イベントでは、新型エルフと一緒にNTBのレンタカー専用モデルクレステッド アイビスが展示されていた。新型キャブコンAKATSUKIは、新型ビーカムにこれと同様のシェルが組み合わされる。AKATSUKIのボディサイズは、全高4990mm×全幅1990mm×全高3050mm。キャブコンとしては、大きすぎず小さすぎないベストサイズだ。

室内は、センターに対面ダイネットとキッチン、後方にマルチルームと常設2段ベッドを配したキャブコンの王道レイアウト。もともとクレステッド アイビスはレンタカー専用モデルのため、「初めてでも使いやすいインテリア」がコンセプト。そのため、内装はできるだけシンプル化され、スイッチ類も使いやすい配置となっている。AKATSUKIに搭載されるボディは家具のカラーとファブリックが変更されるが、内装レイアウトや装備はまったく同じ仕様になるという。

バンクベッドは、大人3名が就寝可能な1888mm×1775mmの広々サイズ。ダイネットベッド、リア2段ベッドと合わせて大人7名分の就寝スペースを確保できる。

4名がテーブルを挟んで座れる対面ダイネット。走行時は、フロントシートと合わせて7名の乗車定員を確保している。

ダイネットの後方にはマルチルーム、リアエンドには常設2段ベッドを配置。ファミリー向けキャブコンでは、スタンダードなレイアウトだ。

使い勝手を考慮したシンプルなデザインのキッチンキャビネット。カウンターには、ガラス蓋付きシンクがスマートにビルトインされる。給排水タンクの容量は、各16L。


家庭用エアコンはオプション、電子レンジは標準装備となる。標準仕様は24V/200Ahの鉛ディープサイクルバッテリーだが、オプションで最大10kWhのリチウムイオンバッテリーも用意。最大1000Wのソーラーパネル(オプション)と組み合わせることで、完璧なオフグリッドシステムを構築できる。ハイレベルな生活電源システムは、SAKURAなどの既存モデルでノウハウを積み重ねてきたNTBの面目躍如といったところだ。

標準装備の88L冷蔵庫は、車外からでもアクセスしやすいようにエントランス付近に設置されている。

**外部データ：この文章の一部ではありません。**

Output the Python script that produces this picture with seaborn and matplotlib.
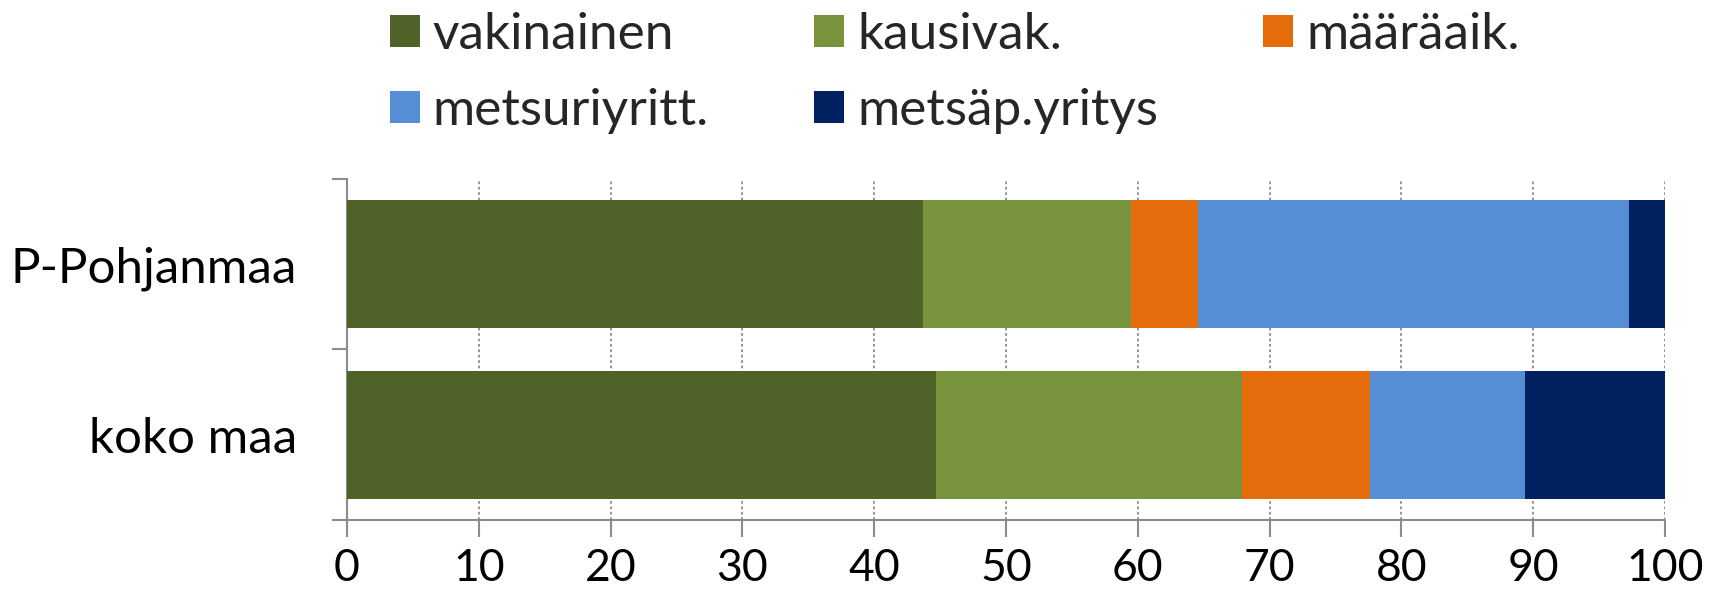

新型エルフと旧型ビーカムベースのクレステッド アイビスを並べてみると、新旧モデルによるフェイスデザインの違いがよくわかる。クレステッド アイビスに新型エルフのフェイスを合体させたデザインが、ニューモデルAKATSUKIになるということだ。
高性能な新型ビーカムベースで、使い勝手のいい5×2mサイズに収めた新型キャブコンAKATSUKIは、安全性・走行性能・居住性・機能性のすべてを兼ね備えた注目モデル。現在予約販売がスタートしており、デリバリーは来年春以降を予定しているとのことだ。